EXERCISE DIRECTIONS:
Each line of the material must be repeated precisely, with the pictures left out.
□ □ □
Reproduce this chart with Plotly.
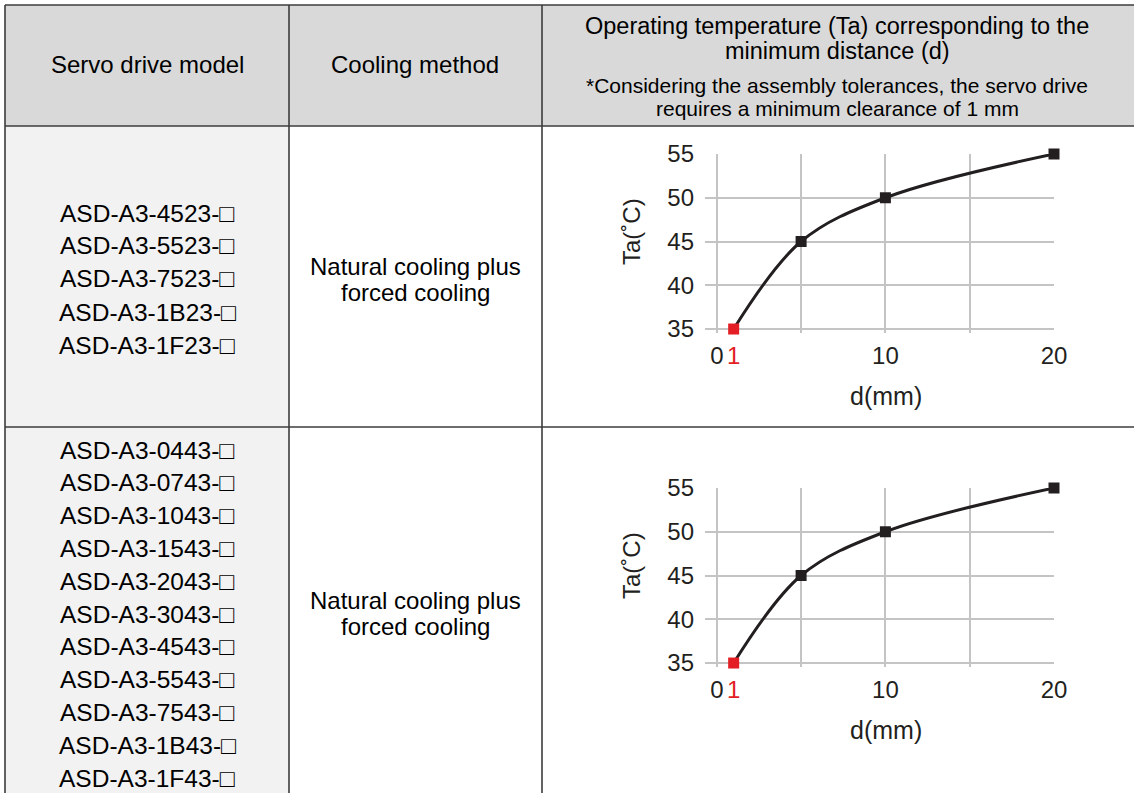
import plotly.graph_objects as go

W, H = 1134, 793

# ---------------- data ----------------
distance_mm = [1, 5, 10, 20]
temperature_c = [35, 45, 50, 55]
point_colors = ["#e31e24", "#231f20", "#231f20", "#231f20"]
y_tick_values = [35, 40, 45, 50, 55]
x_grid_values = [0, 5, 10, 15, 20]
x_label_values = [0, 1, 10, 20]
x_label_text = ["0", "<span style='color:#e31e24'>1</span>", "10", "20"]

header_left = "Servo drive model"
header_mid = "Cooling method"
header_right = ["Operating temperature (Ta) corresponding to the", "minimum distance (d)"]
header_note = ["*Considering the assembly tolerances, the servo drive",
               "requires a minimum clearance of 1 mm"]
group1_models = ["ASD-A3-4523-\u25a1", "ASD-A3-5523-\u25a1", "ASD-A3-7523-\u25a1",
                 "ASD-A3-1B23-\u25a1", "ASD-A3-1F23-\u25a1"]
group2_models = ["ASD-A3-0443-\u25a1", "ASD-A3-0743-\u25a1", "ASD-A3-1043-\u25a1",
                 "ASD-A3-1543-\u25a1", "ASD-A3-2043-\u25a1", "ASD-A3-3043-\u25a1",
                 "ASD-A3-4543-\u25a1", "ASD-A3-5543-\u25a1", "ASD-A3-7543-\u25a1",
                 "ASD-A3-1B43-\u25a1", "ASD-A3-1F43-\u25a1"]
cooling_method = ["Natural cooling plus", "forced cooling"]
x_title = "d(mm)"
y_title = "Ta(\u02daC)"

# ---------------- layout helpers (pixel -> paper) ----------------
def fx(p):
    return p / W

def fy(p):
    return 1 - p / H

FONT = "Liberation Sans, Arial, DejaVu Sans, sans-serif"
BORDER = "#3c3c3c"
GRID = "#c4c4c4"
INK = "#231f20"

x_left, x_c1, x_c2, x_right = 5, 289, 542, 1140
y_top, y_h, y_r1, y_bot = 5, 126, 427, 800

fig = go.Figure()

charts = [
    (154, 333.4, "x", "y"),
    (488, 667.4, "x2", "y2"),
]

for top, bot, xa, ya in charts:
    fig.add_trace(go.Scatter(
        x=distance_mm, y=temperature_c, mode="lines",
        line=dict(color=INK, width=3, shape="spline", smoothing=1.0),
        xaxis=xa, yaxis=ya, cliponaxis=False, hoverinfo="skip"))
    fig.add_trace(go.Scatter(
        x=distance_mm, y=temperature_c, mode="markers",
        marker=dict(symbol="square", size=11, color=point_colors, line=dict(width=0)),
        xaxis=xa, yaxis=ya, cliponaxis=False, hoverinfo="skip"))

shapes = []
shapes.append(dict(type="rect", xref="paper", yref="paper", layer="below",
                   x0=fx(x_left), x1=fx(x_right), y0=fy(y_h), y1=fy(y_top),
                   fillcolor="#d9d9d9", line=dict(width=0)))
shapes.append(dict(type="rect", xref="paper", yref="paper", layer="below",
                   x0=fx(x_left), x1=fx(x_c1), y0=fy(y_bot), y1=fy(y_h),
                   fillcolor="#f2f2f2", line=dict(width=0)))
for yy in (y_top, y_h, y_r1):
    shapes.append(dict(type="line", xref="paper", yref="paper",
                       x0=fx(x_left), x1=fx(x_right), y0=fy(yy), y1=fy(yy),
                       line=dict(color=BORDER, width=1.6)))
for xx in (x_left, x_c1, x_c2):
    shapes.append(dict(type="line", xref="paper", yref="paper",
                       x0=fx(xx), x1=fx(xx), y0=fy(y_top), y1=fy(y_bot),
                       line=dict(color=BORDER, width=1.6)))

annotations = []

def label(text, xp, yp, size=24, color="#000000", angle=0):
    annotations.append(dict(text=text, x=fx(xp), y=fy(yp), xref="paper", yref="paper",
                            showarrow=False, xanchor="center", yanchor="middle",
                            textangle=angle, font=dict(family=FONT, size=size, color=color)))

label(header_left, 147, 65, size=24)
label(header_mid, 415, 65, size=24)
for i, t in enumerate(header_right):
    label(t, 837, 26 + i * 25, size=23.5)
for i, t in enumerate(header_note):
    label(t, 837, 86 + i * 22, size=21)

for i, t in enumerate(group1_models):
    label(t, 147, 279 + (i - 2) * 33, size=24.5)
for i, t in enumerate(cooling_method):
    label(t, 415, 266 + i * 26.5)

for i, t in enumerate(group2_models):
    label(t, 147, 450 + i * 32.8, size=24.5)
for i, t in enumerate(cooling_method):
    label(t, 415, 600 + i * 26.5)

label(y_title, 631, 232, size=24, color=INK, angle=-90)
label(x_title, 886, 396, size=25, color=INK)
label(y_title, 631, 566, size=24, color=INK, angle=-90)
label(x_title, 886, 730, size=25, color=INK)

def xaxis_cfg(anchor):
    return dict(domain=[fx(705), fx(1054)], range=[-0.7, 20], anchor=anchor,
                automargin=False,
                tickmode="array", tickvals=x_label_values, ticktext=x_label_text,
                showgrid=False, zeroline=False, showline=False, ticks="",
                ticklabelstandoff=6,
                minor=dict(tickvals=x_grid_values, showgrid=True, gridcolor=GRID,
                           gridwidth=1.6, ticks=""),
                tickfont=dict(family=FONT, size=24, color=INK), fixedrange=True)

def yaxis_cfg(anchor, top, bot):
    return dict(domain=[fy(bot), fy(top)], range=[34.5, 55], anchor=anchor,
                automargin=False,
                tickmode="array", tickvals=y_tick_values,
                showgrid=True, gridcolor=GRID, gridwidth=1.6,
                zeroline=False, showline=False, ticks="", ticklabelstandoff=10,
                tickfont=dict(family=FONT, size=24, color=INK), fixedrange=True)

fig.update_layout(
    width=W, height=H, margin=dict(l=0, r=0, t=0, b=0, pad=0, autoexpand=False),
    paper_bgcolor="white", plot_bgcolor="rgba(0,0,0,0)",
    showlegend=False, shapes=shapes, annotations=annotations,
    xaxis=xaxis_cfg("y"), yaxis=yaxis_cfg("x", 154, 333.4),
    xaxis2=xaxis_cfg("y2"), yaxis2=yaxis_cfg("x2", 488, 667.4),
)

fig.write_html("out.html", config={"displayModeBar": False},
               post_script="document.body.style.margin='0';")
□ □ □
WRITTEN SOLUTION:
Reproduce this chart with Plotly.
import plotly.graph_objects as go

W, H = 1134, 793

# ---------------- data ----------------
distance_mm = [1, 5, 10, 20]
temperature_c = [35, 45, 50, 55]
point_colors = ["#e31e24", "#231f20", "#231f20", "#231f20"]
y_tick_values = [35, 40, 45, 50, 55]
x_grid_values = [0, 5, 10, 15, 20]
x_label_values = [0, 1, 10, 20]
x_label_text = ["0", "<span style='color:#e31e24'>1</span>", "10", "20"]

header_left = "Servo drive model"
header_mid = "Cooling method"
header_right = ["Operating temperature (Ta) corresponding to the", "minimum distance (d)"]
header_note = ["*Considering the assembly tolerances, the servo drive",
               "requires a minimum clearance of 1 mm"]
group1_models = ["ASD-A3-4523-\u25a1", "ASD-A3-5523-\u25a1", "ASD-A3-7523-\u25a1",
                 "ASD-A3-1B23-\u25a1", "ASD-A3-1F23-\u25a1"]
group2_models = ["ASD-A3-0443-\u25a1", "ASD-A3-0743-\u25a1", "ASD-A3-1043-\u25a1",
                 "ASD-A3-1543-\u25a1", "ASD-A3-2043-\u25a1", "ASD-A3-3043-\u25a1",
                 "ASD-A3-4543-\u25a1", "ASD-A3-5543-\u25a1", "ASD-A3-7543-\u25a1",
                 "ASD-A3-1B43-\u25a1", "ASD-A3-1F43-\u25a1"]
cooling_method = ["Natural cooling plus", "forced cooling"]
x_title = "d(mm)"
y_title = "Ta(\u02daC)"

# ---------------- layout helpers (pixel -> paper) ----------------
def fx(p):
    return p / W

def fy(p):
    return 1 - p / H

FONT = "Liberation Sans, Arial, DejaVu Sans, sans-serif"
BORDER = "#3c3c3c"
GRID = "#c4c4c4"
INK = "#231f20"

x_left, x_c1, x_c2, x_right = 5, 289, 542, 1140
y_top, y_h, y_r1, y_bot = 5, 126, 427, 800

fig = go.Figure()

charts = [
    (154, 333.4, "x", "y"),
    (488, 667.4, "x2", "y2"),
]

for top, bot, xa, ya in charts:
    fig.add_trace(go.Scatter(
        x=distance_mm, y=temperature_c, mode="lines",
        line=dict(color=INK, width=3, shape="spline", smoothing=1.0),
        xaxis=xa, yaxis=ya, cliponaxis=False, hoverinfo="skip"))
    fig.add_trace(go.Scatter(
        x=distance_mm, y=temperature_c, mode="markers",
        marker=dict(symbol="square", size=11, color=point_colors, line=dict(width=0)),
        xaxis=xa, yaxis=ya, cliponaxis=False, hoverinfo="skip"))

shapes = []
shapes.append(dict(type="rect", xref="paper", yref="paper", layer="below",
                   x0=fx(x_left), x1=fx(x_right), y0=fy(y_h), y1=fy(y_top),
                   fillcolor="#d9d9d9", line=dict(width=0)))
shapes.append(dict(type="rect", xref="paper", yref="paper", layer="below",
                   x0=fx(x_left), x1=fx(x_c1), y0=fy(y_bot), y1=fy(y_h),
                   fillcolor="#f2f2f2", line=dict(width=0)))
for yy in (y_top, y_h, y_r1):
    shapes.append(dict(type="line", xref="paper", yref="paper",
                       x0=fx(x_left), x1=fx(x_right), y0=fy(yy), y1=fy(yy),
                       line=dict(color=BORDER, width=1.6)))
for xx in (x_left, x_c1, x_c2):
    shapes.append(dict(type="line", xref="paper", yref="paper",
                       x0=fx(xx), x1=fx(xx), y0=fy(y_top), y1=fy(y_bot),
                       line=dict(color=BORDER, width=1.6)))

annotations = []

def label(text, xp, yp, size=24, color="#000000", angle=0):
    annotations.append(dict(text=text, x=fx(xp), y=fy(yp), xref="paper", yref="paper",
                            showarrow=False, xanchor="center", yanchor="middle",
                            textangle=angle, font=dict(family=FONT, size=size, color=color)))

label(header_left, 147, 65, size=24)
label(header_mid, 415, 65, size=24)
for i, t in enumerate(header_right):
    label(t, 837, 26 + i * 25, size=23.5)
for i, t in enumerate(header_note):
    label(t, 837, 86 + i * 22, size=21)

for i, t in enumerate(group1_models):
    label(t, 147, 279 + (i - 2) * 33, size=24.5)
for i, t in enumerate(cooling_method):
    label(t, 415, 266 + i * 26.5)

for i, t in enumerate(group2_models):
    label(t, 147, 450 + i * 32.8, size=24.5)
for i, t in enumerate(cooling_method):
    label(t, 415, 600 + i * 26.5)

label(y_title, 631, 232, size=24, color=INK, angle=-90)
label(x_title, 886, 396, size=25, color=INK)
label(y_title, 631, 566, size=24, color=INK, angle=-90)
label(x_title, 886, 730, size=25, color=INK)

def xaxis_cfg(anchor):
    return dict(domain=[fx(705), fx(1054)], range=[-0.7, 20], anchor=anchor,
                automargin=False,
                tickmode="array", tickvals=x_label_values, ticktext=x_label_text,
                showgrid=False, zeroline=False, showline=False, ticks="",
                ticklabelstandoff=6,
                minor=dict(tickvals=x_grid_values, showgrid=True, gridcolor=GRID,
                           gridwidth=1.6, ticks=""),
                tickfont=dict(family=FONT, size=24, color=INK), fixedrange=True)

def yaxis_cfg(anchor, top, bot):
    return dict(domain=[fy(bot), fy(top)], range=[34.5, 55], anchor=anchor,
                automargin=False,
                tickmode="array", tickvals=y_tick_values,
                showgrid=True, gridcolor=GRID, gridwidth=1.6,
                zeroline=False, showline=False, ticks="", ticklabelstandoff=10,
                tickfont=dict(family=FONT, size=24, color=INK), fixedrange=True)

fig.update_layout(
    width=W, height=H, margin=dict(l=0, r=0, t=0, b=0, pad=0, autoexpand=False),
    paper_bgcolor="white", plot_bgcolor="rgba(0,0,0,0)",
    showlegend=False, shapes=shapes, annotations=annotations,
    xaxis=xaxis_cfg("y"), yaxis=yaxis_cfg("x", 154, 333.4),
    xaxis2=xaxis_cfg("y2"), yaxis2=yaxis_cfg("x2", 488, 667.4),
)

fig.write_html("out.html", config={"displayModeBar": False},
               post_script="document.body.style.margin='0';")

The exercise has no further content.